Wenn ein Urgestein wie Koch die politische Kommandobrücke verlässt, kann nicht einfach zur Tagesordnung übergegangen werden, denn Koch ist immerhin nach Kurt Beck (Rheinland-Pfalz) der dienstälteste deutsche Ministerpräsident. Seit 1999 steht er an der Spitze Hessens trotz aller auch persönlicher Anfeindungen, zuweilen auch unter der Gürtellinie. Was hat er alles überstanden? Die Spendenaffäre, den ihm angehängten Ruf als Hardliner, Auseinandersetzungen mit dem Zentralrat der Juden wegen der Forderung von Koch, das Jugendstrafrecht zu verschärfen, juristische Prüfungen des Staatsgerichtshofes zum Thema Studiengebühren und natürlich nach der Landtagswahl 2008 auch Andrea Ypsilanti, die unbedingt mit der Linken Ministerpräsidentin werden wollte. Es blieb, wie wir wissen, beim Versuch.
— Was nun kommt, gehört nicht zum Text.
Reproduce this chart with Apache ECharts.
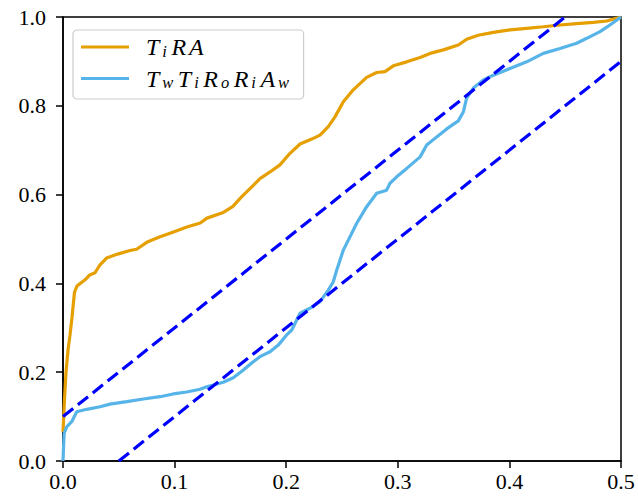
<!DOCTYPE html>
<html>
<head>
<meta charset="utf-8">
<script src="https://cdn.jsdelivr.net/npm/echarts@6/dist/echarts.min.js"></script>
<style>html,body{margin:0;padding:0;background:#fff;}#c{width:638px;height:500px;}</style>
</head>
<body>
<div id="c"></div>
<script>
// ---- data ----
const seriesNames = ['T_iRA', 'T_wT_iR_oR_iA_w'];
const tiraX = [0, 0.0013, 0.0027, 0.0045, 0.0063, 0.008, 0.0103, 0.0125, 0.016, 0.0206, 0.024, 0.0287, 0.033, 0.039, 0.049, 0.060, 0.066, 0.076, 0.087, 0.099, 0.111, 0.123, 0.129, 0.143, 0.152, 0.160, 0.171, 0.1765, 0.1855, 0.1944, 0.2034, 0.2124, 0.2229, 0.2303, 0.2377, 0.2437, 0.2512, 0.2601, 0.2721, 0.2811, 0.2885, 0.296, 0.308, 0.320, 0.3289, 0.3408, 0.3542, 0.3617, 0.3721, 0.3856, 0.4005, 0.4155, 0.4304, 0.4453, 0.4603, 0.4752, 0.4872, 0.5];
const tiraY = [0.065, 0.137, 0.20, 0.25, 0.284, 0.322, 0.38, 0.394, 0.401, 0.41, 0.419, 0.424, 0.441, 0.457, 0.466, 0.474, 0.477, 0.494, 0.505, 0.516, 0.527, 0.536, 0.547, 0.559, 0.573, 0.595, 0.622, 0.636, 0.651, 0.667, 0.693, 0.714, 0.725, 0.734, 0.753, 0.775, 0.809, 0.836, 0.864, 0.875, 0.877, 0.890, 0.899, 0.909, 0.918, 0.926, 0.937, 0.950, 0.959, 0.9655, 0.971, 0.9745, 0.978, 0.982, 0.985, 0.988, 0.991, 1.0];
const twX = [0, 0.001, 0.0033, 0.0078, 0.0123, 0.0212, 0.0332, 0.0421, 0.0571, 0.072, 0.0869, 0.0988, 0.1108, 0.1228, 0.1288, 0.1347, 0.1436, 0.1526, 0.1616, 0.1705, 0.1765, 0.1855, 0.1929, 0.2004, 0.205, 0.2124, 0.2213, 0.2303, 0.2377, 0.2422, 0.2453, 0.2512, 0.2632, 0.2721, 0.2811, 0.290, 0.293, 0.299, 0.308, 0.320, 0.3259, 0.3349, 0.3438, 0.3542, 0.3587, 0.3617, 0.3677, 0.3766, 0.3856, 0.4005, 0.4155, 0.4304, 0.4453, 0.4603, 0.4693, 0.4812, 0.4901, 0.5];
const twY = [0, 0.062, 0.077, 0.0885, 0.111, 0.1164, 0.1223, 0.128, 0.1336, 0.1396, 0.1448, 0.151, 0.1554, 0.1615, 0.1673, 0.171, 0.1773, 0.1876, 0.205, 0.2236, 0.235, 0.246, 0.261, 0.284, 0.295, 0.3327, 0.344, 0.3588, 0.385, 0.4038, 0.430, 0.475, 0.5354, 0.5728, 0.603, 0.610, 0.6255, 0.640, 0.659, 0.685, 0.7117, 0.730, 0.748, 0.766, 0.786, 0.8176, 0.840, 0.858, 0.869, 0.884, 0.899, 0.918, 0.929, 0.941, 0.952, 0.967, 0.982, 1.0];
// reference lines y = 2x + 0.1 and y = 2x - 0.1 (endpoints)
const refUpperX = [0, 0.45];
const refUpperY = [0.1, 1.0];
const refLowerX = [0.05, 0.5];
const refLowerY = [0, 0.9];
const xTicks = [0, 0.1, 0.2, 0.3, 0.4, 0.5];
const yTicks = [0, 0.2, 0.4, 0.6, 0.8, 1.0];

function pairs(xs, ys) { return xs.map((x, i) => [x, ys[i]]); }
function legendRich(name) {
  let out = '';
  let first = true;
  for (let i = 0; i < name.length; i++) {
    const ch = name[i];
    if (ch === '_') { out += '{s|' + name[i + 1] + '}'; i++; }
    else { out += (first ? '{f|' + ch + '}' : '{m|' + ch + '}'); first = false; }
  }
  return out;
}

const serif = '"Liberation Serif", serif';
const option = {
  animation: false,
  backgroundColor: '#ffffff',
  grid: { left: 63, right: 17, top: 17, bottom: 39, show: true, borderColor: '#000', borderWidth: 1.5 },
  xAxis: {
    type: 'value', min: 0, max: 0.5, interval: 0.1,
    axisLine: { show: true, lineStyle: { color: '#000', width: 1.5 } },
    axisTick: { show: true, length: 7, lineStyle: { color: '#000', width: 1.5 } },
    axisLabel: { margin: 9, color: '#000', fontFamily: serif, fontSize: 22, formatter: v => v.toFixed(1) },
    splitLine: { show: false }
  },
  yAxis: {
    type: 'value', min: 0, max: 1, interval: 0.2,
    axisLine: { show: true, lineStyle: { color: '#000', width: 1.5 } },
    axisTick: { show: true, length: 7, lineStyle: { color: '#000', width: 1.5 } },
    axisLabel: { margin: 17, color: '#000', fontFamily: serif, fontSize: 22, formatter: v => v.toFixed(1) },
    splitLine: { show: false }
  },
  legend: {
    data: seriesNames,
    orient: 'vertical', left: 73, top: 30,
    padding: [5, 10, 8, 8],
    icon: 'rect',
    itemWidth: 48, itemHeight: 3, itemGap: 7,
    backgroundColor: '#ffffff', borderColor: '#cccccc', borderWidth: 1.2, borderRadius: 4,
    formatter: legendRich,
    textStyle: {
      fontFamily: serif,
      rich: {
        f: { fontFamily: serif, fontStyle: 'italic', fontSize: 24, lineHeight: 25, color: '#000', padding: [0, 3, 0, 12] },
        m: { fontFamily: serif, fontStyle: 'italic', fontSize: 24, lineHeight: 25, color: '#000', padding: [0, 3, 0, 0] },
        s: { fontFamily: serif, fontStyle: 'italic', fontSize: 16.5, lineHeight: 13, verticalAlign: 'bottom', color: '#000', padding: [0, 4.5, 0, 0] }
      }
    }
  },
  series: [
    { name: seriesNames[0], type: 'line', data: pairs(tiraX, tiraY), showSymbol: false, symbol: 'none', lineStyle: { color: '#E69F00', width: 3.2 }, itemStyle: { color: '#E69F00' }, z: 2 },
    { name: seriesNames[1], type: 'line', data: pairs(twX, twY), showSymbol: false, symbol: 'none', lineStyle: { color: '#56B4E9', width: 3.2 }, itemStyle: { color: '#56B4E9' }, z: 3 },
    { name: 'upper', type: 'line', data: pairs(refUpperX, refUpperY), showSymbol: false, symbol: 'none', lineStyle: { color: '#0000FF', width: 3.2, type: [13, 6], cap: 'butt' }, z: 4 },
    { name: 'lower', type: 'line', data: pairs(refLowerX, refLowerY), showSymbol: false, symbol: 'none', lineStyle: { color: '#0000FF', width: 3.2, type: [13, 6], cap: 'butt' }, z: 4 }
  ]
};
const chart = echarts.init(document.getElementById('c'), null, { renderer: 'svg' });
chart.setOption(option);
// redraw once the serif faces are surely loaded
if (document.fonts && document.fonts.load) {
  Promise.all([
    document.fonts.load('22px "Liberation Serif"'),
    document.fonts.load('italic 24px "Liberation Serif"')
  ]).then(() => { chart.clear(); chart.setOption(option); }).catch(() => {});
}
</script>
</body>
</html>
Koch war nie pflegeleicht und dies muss man ihm eigentlich hoch anrechnen. Eine einmal für richtig erkannte Position vertrat er auch gegenüber der vermeintlich populäreren anderen Volksmeinung. Es gibt aber auch ein spektakuläres Beispiel dafür, dass Koch sich sehr wohl für eine Ausgewogenheit der Stimmen einsetzte. Als die „Frankfurter Rundschau“ als eine der angesehenen, gleichwohl linksliberalen, Zeitungen vor sieben Jahren in eine böse Schieflage rutschte, war es ausgerechnet Koch, der sich für eine Staatsbürgschaft für das Blatt, das ja nicht dafür bekannt ist, CDU-freundlich zu sein, einsetzte. Diese liberale Größe von Koch haben damals nicht alle CDU-Mitglieder verstanden.
Auch den Ausbau der Jobmaschine Fraport, des mit großem Abstand größten deutschen Airport in Frankfurt, hat Koch vertreten und durchgesetzt. Überhaupt gehört Hessen zu den tragenden Ländern Deutschlands, auf eigentlich allen Gebieten. Hessen verfügt über eine hervorragende Infrastruktur und ist unangefochten mit Frankfurt das wichtigste Finanzzentrum Deutschlands. Warum wirft nun Koch hin? Gesundheitliche Probleme seien auszuschließen, sagte er heute auf der Pressekonferenz. Es ist ein offenes Geheimnis, dass sein Verhältnis zur Bundeskanzlerin nicht gerade euphorisch ist. Da befindet er sich übrigens in Übereinstimmung mit seinem „Nochkollegen“ Horst Seehofer, der als CSU-Chef und Ministerpräsident in Bayern mit seiner Kritik an Merkel nicht mehr zurückhält. Koch hat jetzt diplomatisch in der Öffentlichkeit keine Abrechnung mit der Bundeskanzlerin vorgenommen – doch dies kann noch kommen. Koch hat wohl gemerkt, dass das Ansehen der Bundespolitik immer mehr in der Bevölkerung verliert. Insofern ist seine Entscheidung des Verzichtes auf politische Ämter in der Tat ein Signal, auch gegen Berlin. Koch wollte wohl auch bundespolitisch mehr bewegen – aber er konnte sich gegen Merkel nicht durchsetzen. Vielleicht gibt es unter anderen Vorzeichen ein Comeback. Mit 52 Jahren ist man ja politisch noch jung.
Vielleicht werden wir demnächst Koch für eine Übergangszeit in einer verantwortlichen Funktion der Wirtschaft wieder sehen. Roland Koch dürfte noch für einige spannende Kapitel, so oder so, gut sein.